Data extract:
☆ ☆ ☆ ☆ ☆ ☆ ☆
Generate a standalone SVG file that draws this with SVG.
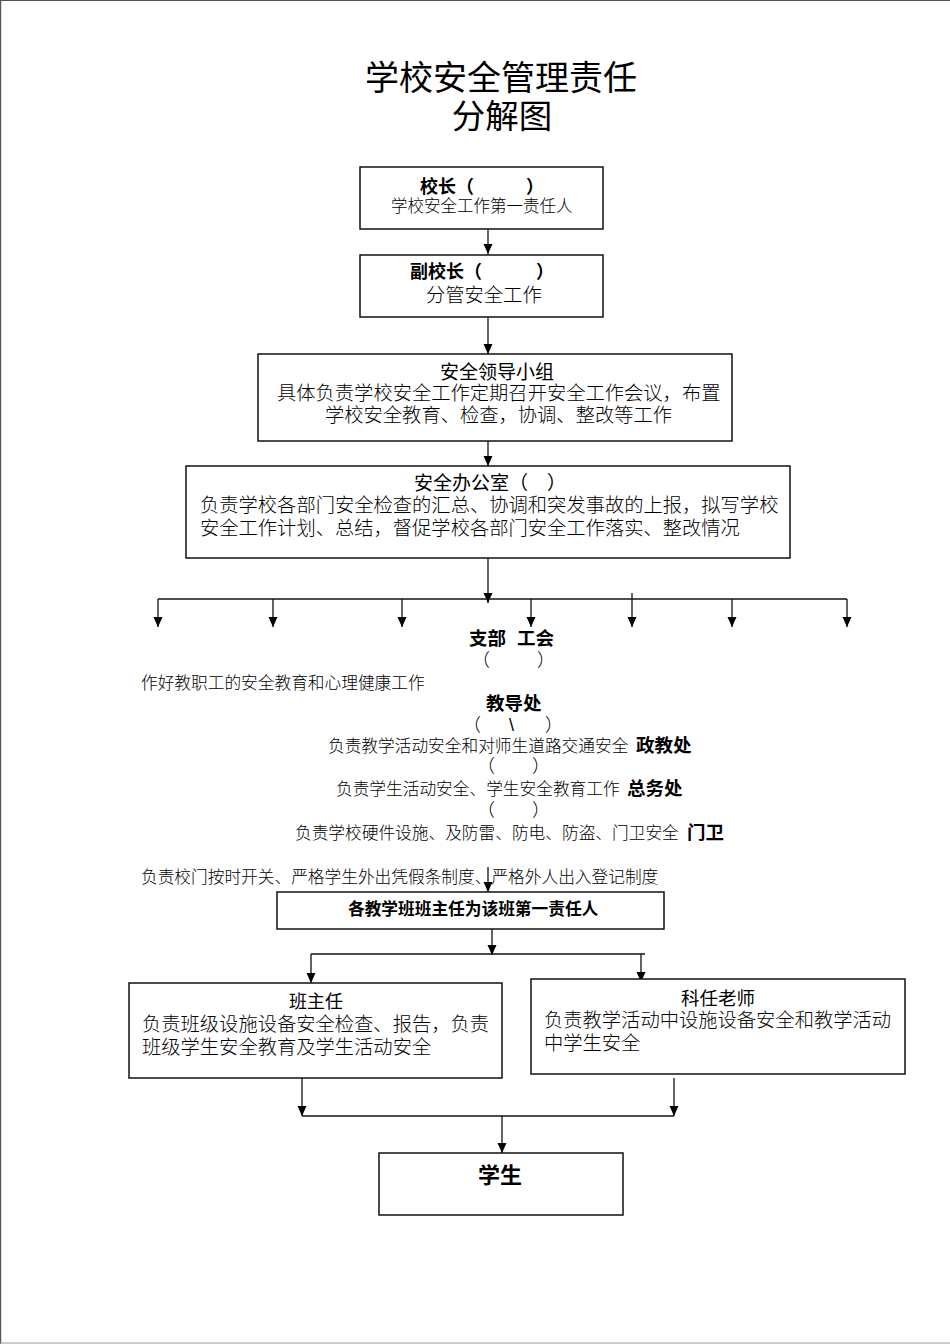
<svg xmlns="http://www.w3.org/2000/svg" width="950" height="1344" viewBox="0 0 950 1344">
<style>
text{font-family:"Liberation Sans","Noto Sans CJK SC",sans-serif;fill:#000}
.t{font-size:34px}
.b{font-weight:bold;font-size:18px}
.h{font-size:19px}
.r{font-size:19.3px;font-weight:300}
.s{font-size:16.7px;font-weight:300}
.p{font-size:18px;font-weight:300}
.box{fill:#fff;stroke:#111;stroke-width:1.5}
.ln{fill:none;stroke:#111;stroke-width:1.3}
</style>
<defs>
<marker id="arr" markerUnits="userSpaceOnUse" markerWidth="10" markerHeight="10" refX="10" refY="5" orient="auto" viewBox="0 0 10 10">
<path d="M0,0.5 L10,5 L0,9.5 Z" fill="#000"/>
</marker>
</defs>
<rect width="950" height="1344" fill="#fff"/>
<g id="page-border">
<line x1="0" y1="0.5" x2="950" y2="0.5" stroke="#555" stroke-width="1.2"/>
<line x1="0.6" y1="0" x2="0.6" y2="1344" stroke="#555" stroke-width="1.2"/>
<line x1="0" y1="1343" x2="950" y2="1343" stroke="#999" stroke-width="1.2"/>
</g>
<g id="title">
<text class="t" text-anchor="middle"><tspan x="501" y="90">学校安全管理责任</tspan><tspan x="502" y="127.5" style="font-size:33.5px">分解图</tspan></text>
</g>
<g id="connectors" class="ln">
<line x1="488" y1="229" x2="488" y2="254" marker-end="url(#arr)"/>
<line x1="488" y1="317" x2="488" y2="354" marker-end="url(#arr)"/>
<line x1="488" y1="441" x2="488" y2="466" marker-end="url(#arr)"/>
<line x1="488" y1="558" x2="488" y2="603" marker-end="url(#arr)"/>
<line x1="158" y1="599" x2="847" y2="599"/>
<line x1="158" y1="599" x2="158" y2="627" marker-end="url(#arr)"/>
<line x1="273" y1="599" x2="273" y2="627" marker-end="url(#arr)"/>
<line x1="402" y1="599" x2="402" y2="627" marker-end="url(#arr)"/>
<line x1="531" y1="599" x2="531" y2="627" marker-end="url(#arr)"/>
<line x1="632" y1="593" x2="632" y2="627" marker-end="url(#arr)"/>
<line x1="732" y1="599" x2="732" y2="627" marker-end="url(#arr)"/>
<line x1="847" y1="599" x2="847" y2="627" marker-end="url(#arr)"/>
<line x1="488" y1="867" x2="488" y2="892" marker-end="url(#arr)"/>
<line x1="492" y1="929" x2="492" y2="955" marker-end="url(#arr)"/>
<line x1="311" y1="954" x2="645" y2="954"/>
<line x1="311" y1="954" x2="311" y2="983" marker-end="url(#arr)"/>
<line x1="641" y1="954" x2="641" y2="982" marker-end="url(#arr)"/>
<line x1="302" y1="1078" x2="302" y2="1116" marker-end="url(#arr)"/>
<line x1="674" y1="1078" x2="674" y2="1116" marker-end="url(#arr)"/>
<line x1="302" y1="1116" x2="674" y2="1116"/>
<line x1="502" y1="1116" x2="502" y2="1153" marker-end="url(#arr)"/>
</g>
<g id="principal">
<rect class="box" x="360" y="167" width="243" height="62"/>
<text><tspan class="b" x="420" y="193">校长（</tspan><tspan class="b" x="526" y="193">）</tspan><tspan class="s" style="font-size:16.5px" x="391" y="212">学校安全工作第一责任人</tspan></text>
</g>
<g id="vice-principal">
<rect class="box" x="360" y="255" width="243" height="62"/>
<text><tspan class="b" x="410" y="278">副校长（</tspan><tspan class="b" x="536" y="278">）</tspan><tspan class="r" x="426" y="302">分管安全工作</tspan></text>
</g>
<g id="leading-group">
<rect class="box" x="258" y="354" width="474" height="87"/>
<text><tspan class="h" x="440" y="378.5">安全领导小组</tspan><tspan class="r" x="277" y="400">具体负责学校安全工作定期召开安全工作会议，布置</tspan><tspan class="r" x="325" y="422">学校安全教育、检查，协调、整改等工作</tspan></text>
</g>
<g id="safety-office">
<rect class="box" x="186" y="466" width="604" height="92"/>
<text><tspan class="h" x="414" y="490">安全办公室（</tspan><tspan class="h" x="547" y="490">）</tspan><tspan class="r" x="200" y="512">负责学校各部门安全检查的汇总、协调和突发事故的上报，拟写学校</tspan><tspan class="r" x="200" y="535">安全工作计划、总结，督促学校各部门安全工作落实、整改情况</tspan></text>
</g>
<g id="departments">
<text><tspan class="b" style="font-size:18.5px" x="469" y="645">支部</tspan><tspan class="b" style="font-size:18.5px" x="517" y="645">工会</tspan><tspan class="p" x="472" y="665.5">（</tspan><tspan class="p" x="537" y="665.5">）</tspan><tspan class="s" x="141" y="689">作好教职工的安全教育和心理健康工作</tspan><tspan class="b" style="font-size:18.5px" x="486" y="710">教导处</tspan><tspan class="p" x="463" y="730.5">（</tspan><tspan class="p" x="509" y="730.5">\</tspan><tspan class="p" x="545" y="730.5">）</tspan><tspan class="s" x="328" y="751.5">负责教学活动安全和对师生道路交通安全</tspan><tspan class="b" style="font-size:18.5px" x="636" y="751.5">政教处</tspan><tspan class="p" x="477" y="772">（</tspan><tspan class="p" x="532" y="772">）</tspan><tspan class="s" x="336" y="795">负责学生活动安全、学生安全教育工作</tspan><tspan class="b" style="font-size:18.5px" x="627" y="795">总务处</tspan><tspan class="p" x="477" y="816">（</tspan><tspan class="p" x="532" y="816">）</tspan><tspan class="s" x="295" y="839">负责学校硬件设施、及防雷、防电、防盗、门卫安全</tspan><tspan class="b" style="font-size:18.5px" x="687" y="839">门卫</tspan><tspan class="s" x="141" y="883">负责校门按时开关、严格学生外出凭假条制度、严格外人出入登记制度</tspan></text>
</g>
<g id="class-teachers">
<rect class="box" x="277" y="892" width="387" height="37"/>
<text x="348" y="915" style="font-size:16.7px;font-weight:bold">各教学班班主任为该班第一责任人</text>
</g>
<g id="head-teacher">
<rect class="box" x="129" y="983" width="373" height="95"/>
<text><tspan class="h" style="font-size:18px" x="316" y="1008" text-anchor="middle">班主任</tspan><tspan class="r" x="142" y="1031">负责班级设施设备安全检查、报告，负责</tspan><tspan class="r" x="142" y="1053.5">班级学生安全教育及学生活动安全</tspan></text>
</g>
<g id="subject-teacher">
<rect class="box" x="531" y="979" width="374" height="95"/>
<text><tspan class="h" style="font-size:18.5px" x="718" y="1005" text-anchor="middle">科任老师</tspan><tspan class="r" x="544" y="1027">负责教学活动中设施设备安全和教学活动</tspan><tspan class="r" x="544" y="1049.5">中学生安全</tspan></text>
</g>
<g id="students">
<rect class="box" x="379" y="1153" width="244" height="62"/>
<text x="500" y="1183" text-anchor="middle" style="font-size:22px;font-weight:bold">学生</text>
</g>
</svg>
☆ ☆ ☆ ☆ ☆ ☆ ☆
Aim of the task:
Word for word, quote the full listing, omitting every picture.

Written answer:
Generate a standalone SVG file that draws this with SVG.
<svg xmlns="http://www.w3.org/2000/svg" width="950" height="1344" viewBox="0 0 950 1344">
<style>
text{font-family:"Liberation Sans","Noto Sans CJK SC",sans-serif;fill:#000}
.t{font-size:34px}
.b{font-weight:bold;font-size:18px}
.h{font-size:19px}
.r{font-size:19.3px;font-weight:300}
.s{font-size:16.7px;font-weight:300}
.p{font-size:18px;font-weight:300}
.box{fill:#fff;stroke:#111;stroke-width:1.5}
.ln{fill:none;stroke:#111;stroke-width:1.3}
</style>
<defs>
<marker id="arr" markerUnits="userSpaceOnUse" markerWidth="10" markerHeight="10" refX="10" refY="5" orient="auto" viewBox="0 0 10 10">
<path d="M0,0.5 L10,5 L0,9.5 Z" fill="#000"/>
</marker>
</defs>
<rect width="950" height="1344" fill="#fff"/>
<g id="page-border">
<line x1="0" y1="0.5" x2="950" y2="0.5" stroke="#555" stroke-width="1.2"/>
<line x1="0.6" y1="0" x2="0.6" y2="1344" stroke="#555" stroke-width="1.2"/>
<line x1="0" y1="1343" x2="950" y2="1343" stroke="#999" stroke-width="1.2"/>
</g>
<g id="title">
<text class="t" text-anchor="middle"><tspan x="501" y="90">学校安全管理责任</tspan><tspan x="502" y="127.5" style="font-size:33.5px">分解图</tspan></text>
</g>
<g id="connectors" class="ln">
<line x1="488" y1="229" x2="488" y2="254" marker-end="url(#arr)"/>
<line x1="488" y1="317" x2="488" y2="354" marker-end="url(#arr)"/>
<line x1="488" y1="441" x2="488" y2="466" marker-end="url(#arr)"/>
<line x1="488" y1="558" x2="488" y2="603" marker-end="url(#arr)"/>
<line x1="158" y1="599" x2="847" y2="599"/>
<line x1="158" y1="599" x2="158" y2="627" marker-end="url(#arr)"/>
<line x1="273" y1="599" x2="273" y2="627" marker-end="url(#arr)"/>
<line x1="402" y1="599" x2="402" y2="627" marker-end="url(#arr)"/>
<line x1="531" y1="599" x2="531" y2="627" marker-end="url(#arr)"/>
<line x1="632" y1="593" x2="632" y2="627" marker-end="url(#arr)"/>
<line x1="732" y1="599" x2="732" y2="627" marker-end="url(#arr)"/>
<line x1="847" y1="599" x2="847" y2="627" marker-end="url(#arr)"/>
<line x1="488" y1="867" x2="488" y2="892" marker-end="url(#arr)"/>
<line x1="492" y1="929" x2="492" y2="955" marker-end="url(#arr)"/>
<line x1="311" y1="954" x2="645" y2="954"/>
<line x1="311" y1="954" x2="311" y2="983" marker-end="url(#arr)"/>
<line x1="641" y1="954" x2="641" y2="982" marker-end="url(#arr)"/>
<line x1="302" y1="1078" x2="302" y2="1116" marker-end="url(#arr)"/>
<line x1="674" y1="1078" x2="674" y2="1116" marker-end="url(#arr)"/>
<line x1="302" y1="1116" x2="674" y2="1116"/>
<line x1="502" y1="1116" x2="502" y2="1153" marker-end="url(#arr)"/>
</g>
<g id="principal">
<rect class="box" x="360" y="167" width="243" height="62"/>
<text><tspan class="b" x="420" y="193">校长（</tspan><tspan class="b" x="526" y="193">）</tspan><tspan class="s" style="font-size:16.5px" x="391" y="212">学校安全工作第一责任人</tspan></text>
</g>
<g id="vice-principal">
<rect class="box" x="360" y="255" width="243" height="62"/>
<text><tspan class="b" x="410" y="278">副校长（</tspan><tspan class="b" x="536" y="278">）</tspan><tspan class="r" x="426" y="302">分管安全工作</tspan></text>
</g>
<g id="leading-group">
<rect class="box" x="258" y="354" width="474" height="87"/>
<text><tspan class="h" x="440" y="378.5">安全领导小组</tspan><tspan class="r" x="277" y="400">具体负责学校安全工作定期召开安全工作会议，布置</tspan><tspan class="r" x="325" y="422">学校安全教育、检查，协调、整改等工作</tspan></text>
</g>
<g id="safety-office">
<rect class="box" x="186" y="466" width="604" height="92"/>
<text><tspan class="h" x="414" y="490">安全办公室（</tspan><tspan class="h" x="547" y="490">）</tspan><tspan class="r" x="200" y="512">负责学校各部门安全检查的汇总、协调和突发事故的上报，拟写学校</tspan><tspan class="r" x="200" y="535">安全工作计划、总结，督促学校各部门安全工作落实、整改情况</tspan></text>
</g>
<g id="departments">
<text><tspan class="b" style="font-size:18.5px" x="469" y="645">支部</tspan><tspan class="b" style="font-size:18.5px" x="517" y="645">工会</tspan><tspan class="p" x="472" y="665.5">（</tspan><tspan class="p" x="537" y="665.5">）</tspan><tspan class="s" x="141" y="689">作好教职工的安全教育和心理健康工作</tspan><tspan class="b" style="font-size:18.5px" x="486" y="710">教导处</tspan><tspan class="p" x="463" y="730.5">（</tspan><tspan class="p" x="509" y="730.5">\</tspan><tspan class="p" x="545" y="730.5">）</tspan><tspan class="s" x="328" y="751.5">负责教学活动安全和对师生道路交通安全</tspan><tspan class="b" style="font-size:18.5px" x="636" y="751.5">政教处</tspan><tspan class="p" x="477" y="772">（</tspan><tspan class="p" x="532" y="772">）</tspan><tspan class="s" x="336" y="795">负责学生活动安全、学生安全教育工作</tspan><tspan class="b" style="font-size:18.5px" x="627" y="795">总务处</tspan><tspan class="p" x="477" y="816">（</tspan><tspan class="p" x="532" y="816">）</tspan><tspan class="s" x="295" y="839">负责学校硬件设施、及防雷、防电、防盗、门卫安全</tspan><tspan class="b" style="font-size:18.5px" x="687" y="839">门卫</tspan><tspan class="s" x="141" y="883">负责校门按时开关、严格学生外出凭假条制度、严格外人出入登记制度</tspan></text>
</g>
<g id="class-teachers">
<rect class="box" x="277" y="892" width="387" height="37"/>
<text x="348" y="915" style="font-size:16.7px;font-weight:bold">各教学班班主任为该班第一责任人</text>
</g>
<g id="head-teacher">
<rect class="box" x="129" y="983" width="373" height="95"/>
<text><tspan class="h" style="font-size:18px" x="316" y="1008" text-anchor="middle">班主任</tspan><tspan class="r" x="142" y="1031">负责班级设施设备安全检查、报告，负责</tspan><tspan class="r" x="142" y="1053.5">班级学生安全教育及学生活动安全</tspan></text>
</g>
<g id="subject-teacher">
<rect class="box" x="531" y="979" width="374" height="95"/>
<text><tspan class="h" style="font-size:18.5px" x="718" y="1005" text-anchor="middle">科任老师</tspan><tspan class="r" x="544" y="1027">负责教学活动中设施设备安全和教学活动</tspan><tspan class="r" x="544" y="1049.5">中学生安全</tspan></text>
</g>
<g id="students">
<rect class="box" x="379" y="1153" width="244" height="62"/>
<text x="500" y="1183" text-anchor="middle" style="font-size:22px;font-weight:bold">学生</text>
</g>
</svg>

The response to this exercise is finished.